PROBLEM:
Extract all lines in the data that contain the word "this".

DATA ENTRIES:
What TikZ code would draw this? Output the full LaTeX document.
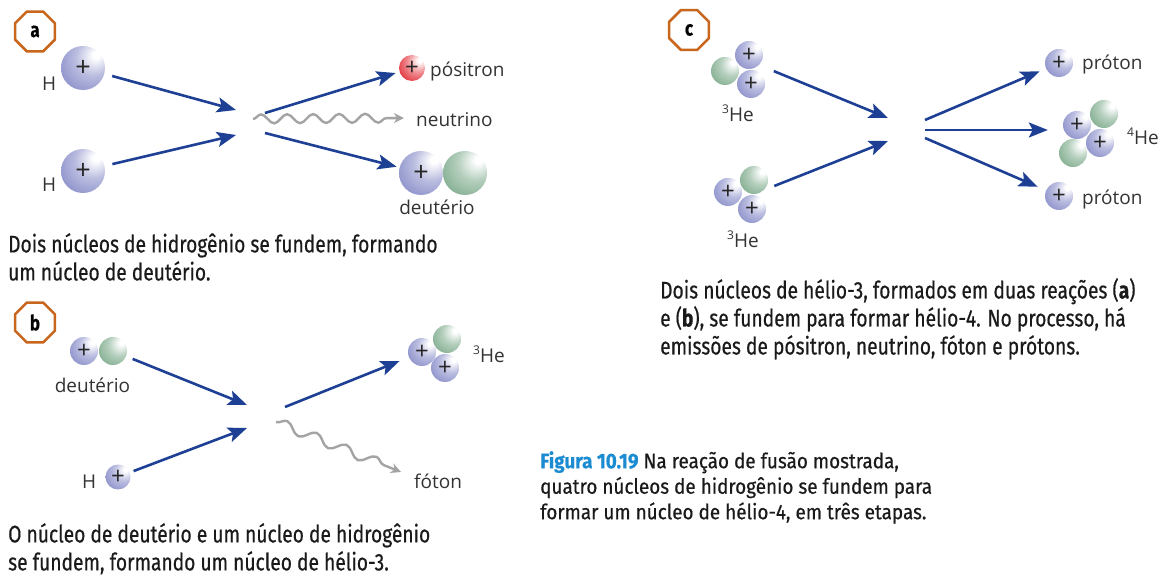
* * *
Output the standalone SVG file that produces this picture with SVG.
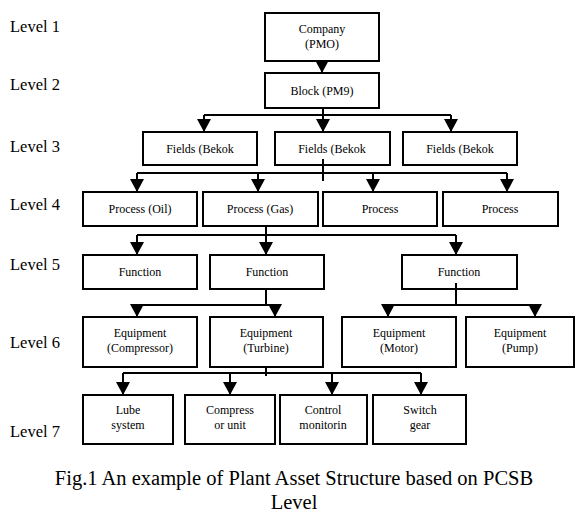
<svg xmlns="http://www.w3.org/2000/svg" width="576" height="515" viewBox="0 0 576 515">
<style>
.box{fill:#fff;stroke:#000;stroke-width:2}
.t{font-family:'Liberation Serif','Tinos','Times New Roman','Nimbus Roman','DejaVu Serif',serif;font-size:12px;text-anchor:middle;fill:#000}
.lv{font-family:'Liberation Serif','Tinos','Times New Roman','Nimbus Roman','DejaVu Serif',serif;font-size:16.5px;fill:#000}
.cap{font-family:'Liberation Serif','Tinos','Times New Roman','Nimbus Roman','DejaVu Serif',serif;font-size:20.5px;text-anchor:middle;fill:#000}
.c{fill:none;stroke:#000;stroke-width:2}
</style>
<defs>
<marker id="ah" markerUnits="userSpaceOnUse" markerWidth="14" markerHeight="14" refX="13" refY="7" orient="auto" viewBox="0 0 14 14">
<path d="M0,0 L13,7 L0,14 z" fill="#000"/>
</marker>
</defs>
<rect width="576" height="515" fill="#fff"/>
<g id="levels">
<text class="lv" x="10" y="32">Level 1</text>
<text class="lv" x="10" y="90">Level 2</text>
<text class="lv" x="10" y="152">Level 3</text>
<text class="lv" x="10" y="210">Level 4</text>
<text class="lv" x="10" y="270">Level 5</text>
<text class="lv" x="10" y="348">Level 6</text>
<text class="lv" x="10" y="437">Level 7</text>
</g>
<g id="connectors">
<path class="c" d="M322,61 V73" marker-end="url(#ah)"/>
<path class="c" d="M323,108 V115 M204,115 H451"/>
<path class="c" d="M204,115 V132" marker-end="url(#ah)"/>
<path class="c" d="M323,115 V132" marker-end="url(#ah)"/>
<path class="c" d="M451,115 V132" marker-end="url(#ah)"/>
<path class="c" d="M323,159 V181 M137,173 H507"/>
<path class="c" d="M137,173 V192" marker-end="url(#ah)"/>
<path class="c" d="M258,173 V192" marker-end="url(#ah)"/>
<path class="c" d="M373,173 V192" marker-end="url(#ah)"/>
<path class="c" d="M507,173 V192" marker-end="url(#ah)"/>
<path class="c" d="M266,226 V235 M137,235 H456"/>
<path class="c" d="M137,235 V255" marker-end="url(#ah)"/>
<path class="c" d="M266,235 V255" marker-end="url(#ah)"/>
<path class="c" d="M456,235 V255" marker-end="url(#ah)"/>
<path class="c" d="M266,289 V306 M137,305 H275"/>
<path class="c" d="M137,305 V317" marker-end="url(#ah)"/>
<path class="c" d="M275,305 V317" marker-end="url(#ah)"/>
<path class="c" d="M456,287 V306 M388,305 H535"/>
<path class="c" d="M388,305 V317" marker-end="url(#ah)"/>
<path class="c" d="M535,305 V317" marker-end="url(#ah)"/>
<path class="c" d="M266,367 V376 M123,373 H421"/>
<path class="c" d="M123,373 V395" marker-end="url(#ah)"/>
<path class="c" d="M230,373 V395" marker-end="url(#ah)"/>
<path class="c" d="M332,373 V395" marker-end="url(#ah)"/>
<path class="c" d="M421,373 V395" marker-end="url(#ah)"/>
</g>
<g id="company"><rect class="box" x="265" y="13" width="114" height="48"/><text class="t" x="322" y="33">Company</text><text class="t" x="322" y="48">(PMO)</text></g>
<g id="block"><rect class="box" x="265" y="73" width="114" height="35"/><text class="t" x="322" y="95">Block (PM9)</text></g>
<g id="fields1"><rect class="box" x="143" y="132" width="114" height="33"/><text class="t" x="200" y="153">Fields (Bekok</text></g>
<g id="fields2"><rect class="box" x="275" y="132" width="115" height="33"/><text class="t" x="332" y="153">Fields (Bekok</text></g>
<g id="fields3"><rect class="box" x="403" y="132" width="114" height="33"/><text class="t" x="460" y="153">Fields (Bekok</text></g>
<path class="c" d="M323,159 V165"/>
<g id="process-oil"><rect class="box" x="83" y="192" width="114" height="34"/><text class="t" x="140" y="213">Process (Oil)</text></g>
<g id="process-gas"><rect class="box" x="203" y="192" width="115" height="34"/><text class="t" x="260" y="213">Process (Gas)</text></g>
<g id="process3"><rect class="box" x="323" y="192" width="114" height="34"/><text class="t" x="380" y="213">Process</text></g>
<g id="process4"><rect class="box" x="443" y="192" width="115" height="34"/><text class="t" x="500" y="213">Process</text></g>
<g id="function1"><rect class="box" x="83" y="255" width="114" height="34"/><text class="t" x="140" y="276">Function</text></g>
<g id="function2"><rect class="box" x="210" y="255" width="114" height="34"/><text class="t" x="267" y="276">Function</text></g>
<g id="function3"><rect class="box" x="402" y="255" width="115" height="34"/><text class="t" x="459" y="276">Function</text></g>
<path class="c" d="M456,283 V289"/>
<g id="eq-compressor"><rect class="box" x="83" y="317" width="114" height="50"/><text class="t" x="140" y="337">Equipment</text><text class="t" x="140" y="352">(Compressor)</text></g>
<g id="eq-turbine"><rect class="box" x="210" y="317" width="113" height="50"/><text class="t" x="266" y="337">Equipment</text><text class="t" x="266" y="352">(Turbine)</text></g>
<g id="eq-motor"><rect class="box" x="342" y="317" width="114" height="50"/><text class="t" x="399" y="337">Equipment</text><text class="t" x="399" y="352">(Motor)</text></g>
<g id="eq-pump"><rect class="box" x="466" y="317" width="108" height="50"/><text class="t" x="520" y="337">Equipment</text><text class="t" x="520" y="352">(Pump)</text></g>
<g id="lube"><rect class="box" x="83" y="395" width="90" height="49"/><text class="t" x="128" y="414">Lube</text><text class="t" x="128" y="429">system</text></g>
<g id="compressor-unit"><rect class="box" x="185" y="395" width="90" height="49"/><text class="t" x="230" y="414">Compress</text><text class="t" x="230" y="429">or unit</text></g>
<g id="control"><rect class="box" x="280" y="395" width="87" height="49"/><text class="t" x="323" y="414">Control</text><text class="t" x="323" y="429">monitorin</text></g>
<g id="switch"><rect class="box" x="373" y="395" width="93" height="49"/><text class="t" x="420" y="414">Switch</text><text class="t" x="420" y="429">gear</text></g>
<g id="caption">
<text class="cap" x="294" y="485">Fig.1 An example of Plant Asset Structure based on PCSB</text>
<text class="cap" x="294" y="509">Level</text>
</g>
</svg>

WRITTEN ANSWER:
What TikZ code would draw this? Output the full LaTeX document.
Output the standalone SVG file that produces this picture with SVG.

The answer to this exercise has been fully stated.